【Sequencing of Circulating Cell-free DNA during Pregnancy妊娠循环无细胞DNA测序】译文

作者:邵杰[1] 
单位:美中宜和医疗集团[1]

原文选自新英格兰杂志

译者:邵杰


Chromosome n.染色体

Cytotrophoblast n. 细胞滋养层

Syncytiotrophoblast n. 合体滋养层

Aneuploidy n. 非整倍体


  Advances in DNA sequencing have facilitated a change in the method used to screening for fetal chromosome trisomies. During pregnancy, DNA fragments are released from the placenta into the maternal circulation as cytotrophoblast and syncytiotrophoblast cells undergo physiologic cycles of fusion and apoptosis (see video at NEJM.org). Sequence analysis of cell-free DNA (cfDNA) fragments that circulate in the blood of pregnant women, along with the translation of this method into screening for fetal chromosome abnormalities, is a success story of modern genomic medicine. In less than a decade, prenatal cfDNA testing has gone from small, proof-of-principle studies to a global transformation of prenatal care. As of late 2017, a total of 4 million to 6 million pregnant women had had DNA from their plasma analyzed to screen for fetal aneuploidy. The exponential growth of the test has been a function of the role of the biotechnology industry in its development and marketing. What has been learned from the wide-scale implementation of this testing and how it has changed prenatal clinical care. This review described the base and development of the method and the authors speculated about what lies ahead.
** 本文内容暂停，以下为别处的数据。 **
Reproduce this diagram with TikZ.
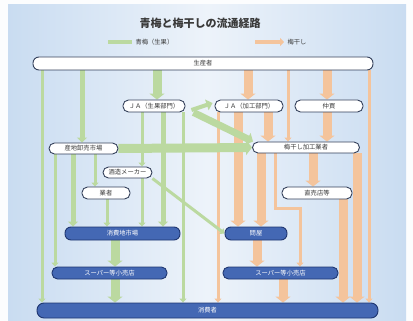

  Maternal plasma cfDNA sequencing has resulted in more precise screening, reduced invasive procedures, and d multiple ethical challenges.1


【译文】

  DNA测序的进展促进了筛选胎儿染色体三倍体方法的改变。怀孕期间,当细胞滋养层和合胞体滋养层细胞经过融合和凋亡的生理循环时,胎儿DNA片段从胎盘释放到母体循环中(参见NEJM网站的视频)。对孕妇血液中循环的无细胞DNA(cfDNA)片段进行序列分析,以及将该方法应用于筛查胎儿染色体异常,是现代基因组学的一个成功案例。不到十年的时间里,产前cfDNA检测已经从小规模的原理论证研究转变为产前护理的整体性转化。截至2017年底,共有400万至600万孕妇进行了血浆DNA检测分析以筛查胎儿非整倍性。该检测的指数增长取决于生物产业在其开发和营销中的作用。从这个检测的大规模实施中学到了什么以及它如何改变了产前临床护理。这篇综述描述了该方法的基础和发展,并且推测了未来发展方向。母体血浆cfDNA测序导致更加精确的筛查、减少侵入性检查并且产生许多伦理学的挑战。


【医学单词记忆之道】

1. 常用医学词组


  cell-free DNA 无细胞DNA

  proof-of-principle 原理论证


【医学英语延伸阅读】


  Sequencing of cfDNA for detection of the common fetal autosomal aneuploidies is likely to be increasingly adopted by publicly funded programs as a first-tier test for both high-risk and low-risk women because of its superior performance in screening for the common aneuploidies. A major issue posed by the rapid advance of this technology is the question of what should be screened for prenatally. To date, clinical utility, as demonstrated by the reduction of unnecessary invasive procedures, has been reproducibly demonstrated only for the common autosomal aneuploidies. Noninvasive whole-genome sequencing for rare autosomal trisomies could perhaps shed light on the origins of miscarriages that occur after 10 weeks of gestation.


  Noninvasive prenatal screening for single-gene disorders is an active area with increasing test volumes. Methodologic strategies have also been achieved for the noninvasive prenatal detection of fetal de novo mutations and decoding of the entire fetal genome. Maternal plasma placental RNA sequencing also has potential clinical utility as a screen for preeclampsia and preterm birth.